6. Desa Kelecung, Bali
Selain desa penglipuran, desa Kelecung yang terlerak di Kabupaten Tabanan ini, bisa menjadi salah satu contoh menarik, bagaimana desa bisa menggabungkan keindahan alam, tradisi, dan keberlanjutan. Desa ini mengembangkan ekowisata berbasis pertanian organik dan homestay yang sepenuhnya dikelola oleh warga lokal.
Kelecung memiliki panorama sawah terasering yang luas, udara sejuk khas pegunungan, serta pemandangan alam yang memikat. Budaya Bali di sini masih sangat kental terasa: tradisi adat sering dipraktikkan, upacara‐upacara keagamaan desa masih dihargai dan dijalankan secara rutin.
Kamu yang datang ke sini bisa merasakan pengalaman desa Bali yang asli. Seperti, belajar menanam padi di sawah, ikut upacara adat, bahkan membantu memasak makanan tradisional Bali menggunakan bahan lokal dan cara tradisional.
Salah satu aspek paling khas di Kelecung adalah sistem subak (irigasi tradisional Bali), yang dikelola secara kolektif dan ramah lingkungan. Sistem ini telah membuktikan kemampuannya menjaga kesuburan tanah dan pola irigasi yang stabil selama bertahun-tahun. Konservasi alam dijaga lewat penanaman pohon, pengelolaan air secara bijaksana, serta kebijakan lokal yang mendorong warga untuk hidup selaras dengan lingkungannya.
Selain itu, Kelecung juga aktif dalam pemberdayaan masyarakat lewat kegiatan agrowisata dan homestay. Menginap di rumah penduduk di desa ini bukan hanya tempat tidur untuk wisatawan, tetapi juga sarana belajar budaya desa.

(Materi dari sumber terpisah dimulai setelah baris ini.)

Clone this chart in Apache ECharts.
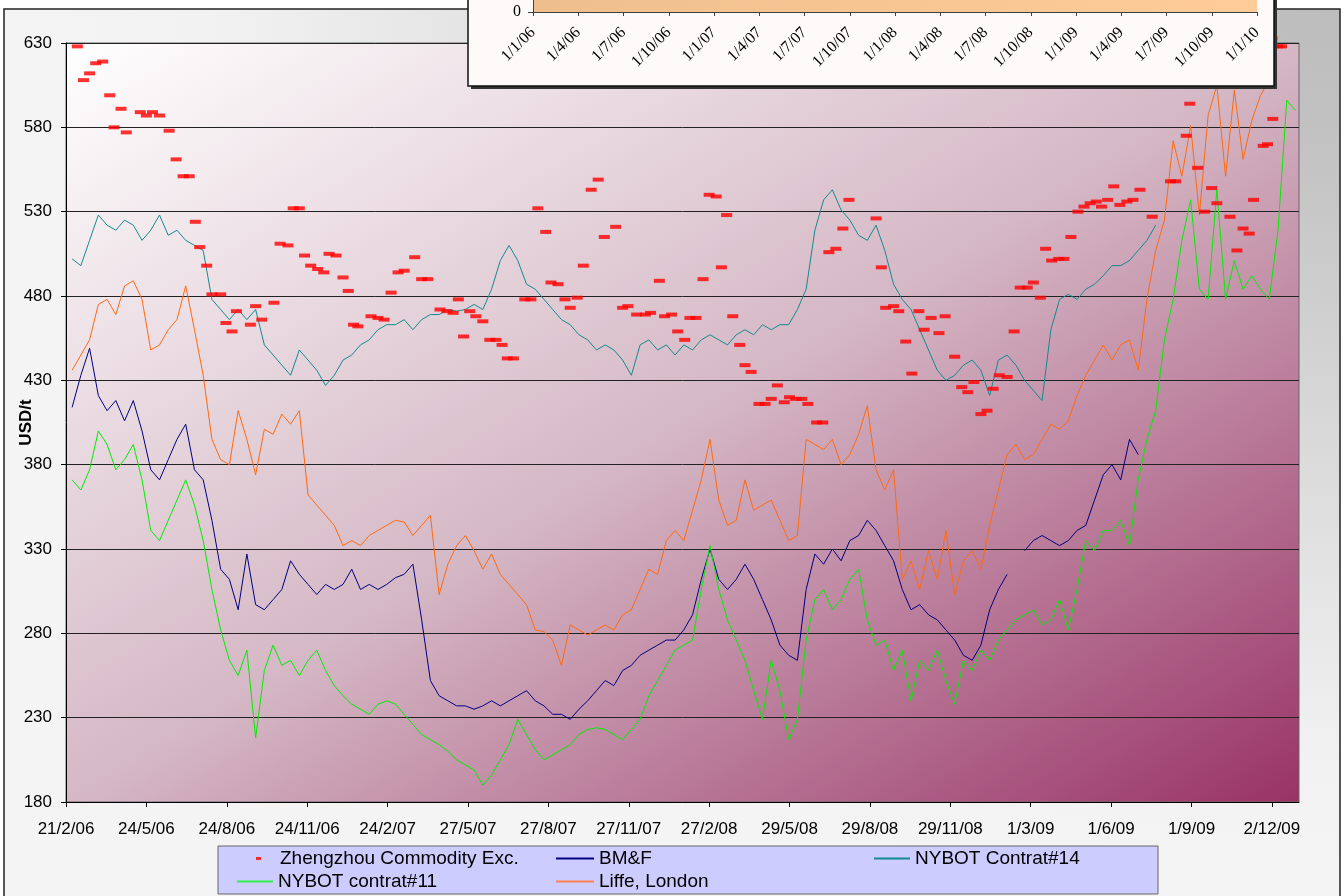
<!DOCTYPE html>
<html><head><meta charset="utf-8">
<script src="https://cdn.jsdelivr.net/npm/echarts@6/dist/echarts.min.js"></script>
<style>html,body{margin:0;padding:0;background:#fff}#c{width:1344px;height:896px}</style>
</head><body><div id="c"></div>
<script>
// ---- data ----
const BASE_DATE = Date.UTC(2006, 1, 21);   // day 0 = 21/2/06
const X_STEP_DAYS = 92;
const X_MAX_DAYS = 1411;
const Y_MIN = 180, Y_MAX = 630, Y_STEP = 50;

const lineStartDay = 7, lineStepDays = 10;
const nybot14 = [502,498,513,528,522,519,525,522,513,519,528,516,519,513,510,507,478,472,466,472,466,472,451,445,439,433,448,442,436,427,433,442,445,451,454,460,463,463,466,460,466,469,469,472,471,472,475,472,484,501,510,501,487,484,478,472,466,463,457,454,448,451,448,442,433,451,454,448,451,445,451,448,454,457,454,451,457,460,457,463,460,463,463,472,484,519,537,543,531,525,516,513,522,507,487,478,472,460,448,436,430,433,439,442,436,421,442,445,439,430,424,418,460,478,481,478,484,487,492,498,498,501,507,513,522];
const nybot11 = [371,365,377,400,392,377,383,392,371,341,335,347,359,371,356,335,306,282,264,255,270,218,258,273,261,264,255,264,270,258,249,243,238,235,232,238,240,238,232,226,220,217,214,210,205,202,199,190,196,205,214,229,220,211,205,208,211,214,220,223,224,223,220,217,223,229,243,252,261,270,273,276,306,332,306,288,276,264,246,229,264,246,217,229,276,300,306,294,300,312,318,288,273,276,258,270,240,264,258,270,252,238,264,258,270,264,276,282,288,291,294,285,288,300,282,306,335,329,341,341,347,332,371,395,412,454,478,513,537,484,478,543,478,501,484,492,484,478,519,596,590];
const bmf = [414,433,449,421,412,418,406,418,400,377,371,383,395,404,377,371,347,318,312,294,327,297,294,300,306,323,315,309,303,309,306,309,318,306,309,306,309,313,315,321,288,252,243,240,237,237,235,237,240,237,240,243,246,240,237,232,232,229,235,240,246,252,249,258,261,267,270,273,276,276,282,291,312,330,312,306,312,321,312,300,288,273,267,264,306,327,321,330,323,335,338,347,341,332,323,306,294,297,291,288,282,276,267,264,273,294,306,315,null,329,335,338,335,332,335,341,344,359,374,380,371,395,386];
const liffe = [436,445,454,475,478,469,486,489,478,448,451,460,466,486,460,433,395,383,380,412,395,374,401,398,410,404,412,362,356,350,344,332,335,332,338,341,344,347,346,338,344,350,303,321,332,338,329,318,327,315,309,303,297,282,281,276,261,285,282,279,282,285,282,291,294,306,318,315,335,341,335,353,371,395,359,344,347,371,353,356,359,347,335,338,395,392,389,395,380,386,398,415,377,365,377,312,323,306,329,312,341,303,323,329,318,344,365,386,392,383,386,395,404,401,406,421,433,442,451,442,451,454,436,478,507,525,572,551,581,528,587,605,551,602,561,584,599,608,634];

const zzDays = [13,20,27,34,42,50,55,63,69,85,92,99,107,118,126,134,141,148,153,161,167,177,183,190,195,211,217,224,238,245,254,260,267,273,280,288,295,301,309,317,323,329,334,349,357,364,372,380,387,399,407,414,428,436,443,449,455,462,469,477,485,492,499,505,512,525,532,540,549,555,563,571,577,585,592,601,609,616,629,637,643,653,663,669,679,685,693,700,708,714,721,729,736,744,750,756,763,771,777,784,793,800,807,814,822,828,835,842,849,859,866,873,881,889,896,927,933,938,947,953,961,968,976,982,990,999,1006,1017,1025,1032,1039,1047,1054,1061,1068,1077,1085,1092,1100,1107,1115,1121,1128,1136,1142,1150,1158,1165,1172,1179,1185,1192,1199,1206,1214,1221,1229,1243,1264,1270,1282,1286,1295,1303,1311,1317,1332,1340,1347,1354,1359,1370,1375,1381,1387,1391];
const zzValues = [628,608,612,618,619,599,580,591,577,589,587,589,587,578,561,551,551,524,509,498,481,481,464,459,471,463,474,466,476,511,510,532,532,504,498,496,494,505,504,491,483,463,462,468,467,466,482,494,495,503,490,490,472,471,470,478,456,471,468,465,454,454,451,443,443,478,478,532,518,488,487,478,473,479,498,543,549,515,521,473,474,469,469,470,489,468,469,459,454,467,467,490,540,539,497,528,468,451,439,435,416,416,419,427,417,420,419,419,416,405,405,506,508,520,537,526,497,473,474,471,453,434,471,460,467,458,468,444,426,423,429,410,412,425,433,432,459,485,485,488,479,508,501,502,502,515,530,533,535,536,533,537,545,534,536,537,543,527,548,548,575,594,556,530,544,535,527,507,520,517,537,569,570,585,628,628];

const insetCategories = ['1/1/06','1/4/06','1/7/06','1/10/06','1/1/07','1/4/07','1/7/07','1/10/07','1/1/08','1/4/08','1/7/08','1/10/08','1/1/09','1/4/09','1/7/09','1/10/09','1/1/10'];
const insetValues = [100,100,100,100,100,100,100,100,100,100,100,100,100,100,100,100,100];

const seriesNames = ['Zhengzhou Commodity Exc.','BM&F','NYBOT Contrat#14','NYBOT contrat#11','Liffe, London'];

// ---- build ----
const pairs = arr => arr.map((v, i) => [lineStartDay + i * lineStepDays, v]);
const zzPairs = zzDays.map((d, i) => [d, zzValues[i]]);
function dayLabel(v) {
  if (v % X_STEP_DAYS !== 0) return '';
  const d = new Date(BASE_DATE + v * 86400000);
  return d.getUTCDate() + '/' + (d.getUTCMonth() + 1) + '/' + String(d.getUTCFullYear()).slice(2);
}
const FONT = 'Liberation Sans, Arial, sans-serif';
const SERIF = 'Liberation Serif, Times New Roman, serif';
const chart = echarts.init(document.getElementById('c'), null, {renderer: 'canvas'});
const G = echarts.graphic;

const legendBase = {orient: 'horizontal', itemGap: 0, selectedMode: false, padding: 0,
  textStyle: {fontFamily: FONT, fontSize: 19, color: '#000'}, icon: 'rect', itemWidth: 37, itemHeight: 2};

chart.setOption({
  backgroundColor: '#ffffff',
  animation: false,
  textStyle: {fontFamily: FONT},
  graphic: [
    {type: 'rect', z: -100, x: 4, y: 9, scaleY: 0.664, silent: true,
      shape: {x: 0, y: 0, width: 1336, height: 1336},
      style: {fill: new G.RadialGradient(1, 0, 1, [{offset: 0, color: '#bdbdbd'}, {offset: 0.15, color: '#c2c2c2'}, {offset: 0.85, color: '#f2f2f2'}, {offset: 1, color: '#f4f4f4'}])}},
    {type: 'rect', z: -99, silent: true, shape: {x: 4, y: 9, width: 1336, height: 900},
      style: {fill: 'none', stroke: '#222', lineWidth: 1.5}},
    {type: 'rect', z: 3, shape: {x: 218, y: 846, width: 940, height: 48},
      style: {fill: '#ccccff', stroke: '#666', lineWidth: 1}},
    {type: 'rect', z: 49, shape: {x: 471, y: -10, width: 806, height: 99}, style: {fill: '#333'}},
    {type: 'rect', z: 50, shape: {x: 468, y: -12, width: 806, height: 98},
      style: {fill: '#fefafa', stroke: '#111', lineWidth: 1.5}}
  ],
  legend: [
    Object.assign({}, legendBase, {data: [seriesNames[0]], left: 256, top: 849, itemWidth: 5, itemHeight: 3,
      textStyle: {fontFamily: FONT, fontSize: 19, color: '#000', padding: [0, 0, 0, 14]}}),
    Object.assign({}, legendBase, {data: [seriesNames[1]], left: 556, top: 849, itemWidth: 38}),
    Object.assign({}, legendBase, {data: [seriesNames[2]], left: 874, top: 849, itemWidth: 36}),
    Object.assign({}, legendBase, {data: [seriesNames[3]], left: 237, top: 872, itemWidth: 36}),
    Object.assign({}, legendBase, {data: [seriesNames[4]], left: 556, top: 872, itemWidth: 38})
  ],
  grid: [
    {left: 66, top: 43, right: 45, bottom: 94, show: true, borderColor: '#666', borderWidth: 1,
      outerBoundsMode: 'none', containLabel: false,
      backgroundColor: new G.LinearGradient(0, 0, 0.55, 1.45, [{offset: 0, color: '#ffffff'}, {offset: 0.5, color: '#d5b8c5'}, {offset: 1, color: '#993366'}])},
    {left: 533, top: -150, right: 87, bottom: 884, outerBoundsMode: 'none', containLabel: false}
  ],
  xAxis: [
    {type: 'value', gridIndex: 0, min: 0, max: X_MAX_DAYS, interval: X_STEP_DAYS,
      axisLine: {lineStyle: {color: '#000', width: 1}}, axisTick: {show: true, length: 5, lineStyle: {color: '#000'}},
      axisLabel: {fontSize: 17, color: '#000', margin: 19, formatter: dayLabel, showMaxLabel: false},
      splitLine: {show: false}},
    {type: 'category', gridIndex: 1, data: insetCategories, boundaryGap: false, z: 60,
      axisLine: {lineStyle: {color: '#404040'}}, axisTick: {show: true, length: 4, lineStyle: {color: '#404040'}},
      axisLabel: {rotate: 45, fontSize: 16, fontFamily: SERIF, color: '#000', interval: 0, margin: 18}}
  ],
  yAxis: [
    {type: 'value', gridIndex: 0, min: Y_MIN, max: Y_MAX, interval: Y_STEP,
      name: 'USD/t', nameLocation: 'middle', nameGap: 31, nameRotate: 90, nameMoveOverlap: false,
      nameTextStyle: {fontSize: 17, fontWeight: 'bold', color: '#000'},
      axisLine: {show: true, lineStyle: {color: '#000'}}, axisTick: {show: true, length: 5, lineStyle: {color: '#000'}},
      axisLabel: {fontSize: 17, color: '#000', margin: 14},
      splitLine: {show: true, lineStyle: {color: '#222', width: 1}}},
    {type: 'value', gridIndex: 1, min: 0, max: 100, interval: 50, z: 60,
      axisLine: {show: true, lineStyle: {color: '#404040'}}, axisTick: {show: true, length: 5, lineStyle: {color: '#404040'}},
      axisLabel: {fontSize: 16, fontFamily: SERIF, color: '#000', margin: 12}, splitLine: {show: false}}
  ],
  series: [
    {name: seriesNames[0], type: 'scatter', data: zzPairs, symbol: 'rect', symbolSize: [11, 4],
      itemStyle: {color: '#ff0000'}, z: 5},
    {name: seriesNames[1], type: 'line', data: pairs(bmf), showSymbol: false, symbol: 'none', connectNulls: false,
      lineStyle: {color: '#000080', width: 1}, itemStyle: {color: '#000080'}, z: 3},
    {name: seriesNames[2], type: 'line', data: pairs(nybot14), showSymbol: false, symbol: 'none',
      lineStyle: {color: '#138a8e', width: 1}, itemStyle: {color: '#138a8e'}, z: 3},
    {name: seriesNames[3], type: 'line', data: pairs(nybot11), showSymbol: false, symbol: 'none',
      lineStyle: {color: '#00ee00', width: 1}, itemStyle: {color: '#33ee44'}, z: 3},
    {name: seriesNames[4], type: 'line', data: pairs(liffe), showSymbol: false, symbol: 'none', clip: false,
      lineStyle: {color: '#ff6a10', width: 1}, itemStyle: {color: '#ff8050'}, z: 3},
    {name: 'inset', type: 'line', xAxisIndex: 1, yAxisIndex: 1, data: insetValues, symbol: 'none', z: 60,
      lineStyle: {width: 0}, areaStyle: {opacity: 1, color: new G.LinearGradient(0, 0, 1, 0, [{offset: 0, color: '#eebf8d'}, {offset: 1, color: '#ffcc99'}])}}
  ]
});
</script></body></html>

Pendapatan dari wisata langsung dirasakan oleh warga, mulai dari pemilik homestay, pelaku pertanian organik, sampai pedagang makanan atau kerajinan lokal.
Dengan demikian, kesejahteraan masyarakat meningkat, tanpa harus mengorbankan tradisi dan lingkungan.
Dikutip dari penelitian Pengelolaan Pokdarwis Dewi Kesari Kelecung Melalui Penguatan Kelembagaan dan Manajemen Keuangan di Desa Tegal Mengkeb, Tabanan, Bali opada2025), Desa Kelecung memiliki Kelompok Sadar Wisata (Pokdarwis) yang diberi nama “Dewi Kesari” dengan anggota aktif mencapai sekitar 60 orang.
Pokdarwis ini tidak hanya berfokus pada pengelolaan kegiatan wisata, tetapi juga memainkan peran penting dalam mendukung pertanian lokal, terutama melalui kerja sama dengan Subak Gebang Gading Atas yang menjaga sistem irigasi tradisional Bali.
Selain itu, terdapat pula kelompok usaha mikro dan kecil yang dikelola oleh ibu-ibu PKK, seperti produksi makanan olahan, kerajinan tangan, dan layanan pendukung wisata lainnya. Keterlibatan lintas kelompok inilah yang membuat Desa Kelecung memiliki ekosistem sosial-ekonomi yang saling menopang.
Penelitian ini juga menyoroti bahwa kekuatan utama Kelecung terletak pada kelembagaan lokal yang solid dan manajemen keuangan sederhana namun efektif yang dijalankan Pokdarwis.
Sistem pencatatan keuangan yang transparan, meski masih bersifat manual, menjadi pondasi bagi warga untuk saling percaya dan merasa yakin bahwa hasil dari pariwisata benar-benar kembali ke masyarakat. Transparansi ini menciptakan rasa kepemilikan bersama, yang pada akhirnya memperkuat komitmen warga untuk menjaga desa tetap lestari dan ramah wisata.
Dalam pelaksanaanya, desa berkelanjutan ini menghadapi sejumlah tantangan nyata. Salah satunya adalah aspek pemasaran wisata. Selama ini, promosi masih lebih banyak mengandalkan jaringan lokal atau rekomendasi mulut ke mulut, sehingga jangkauannya terbatas. Hal ini membuat potensi wisata Kelecung belum sepenuhnya dikenal oleh wisatawan domestik, apalagi mancanegara.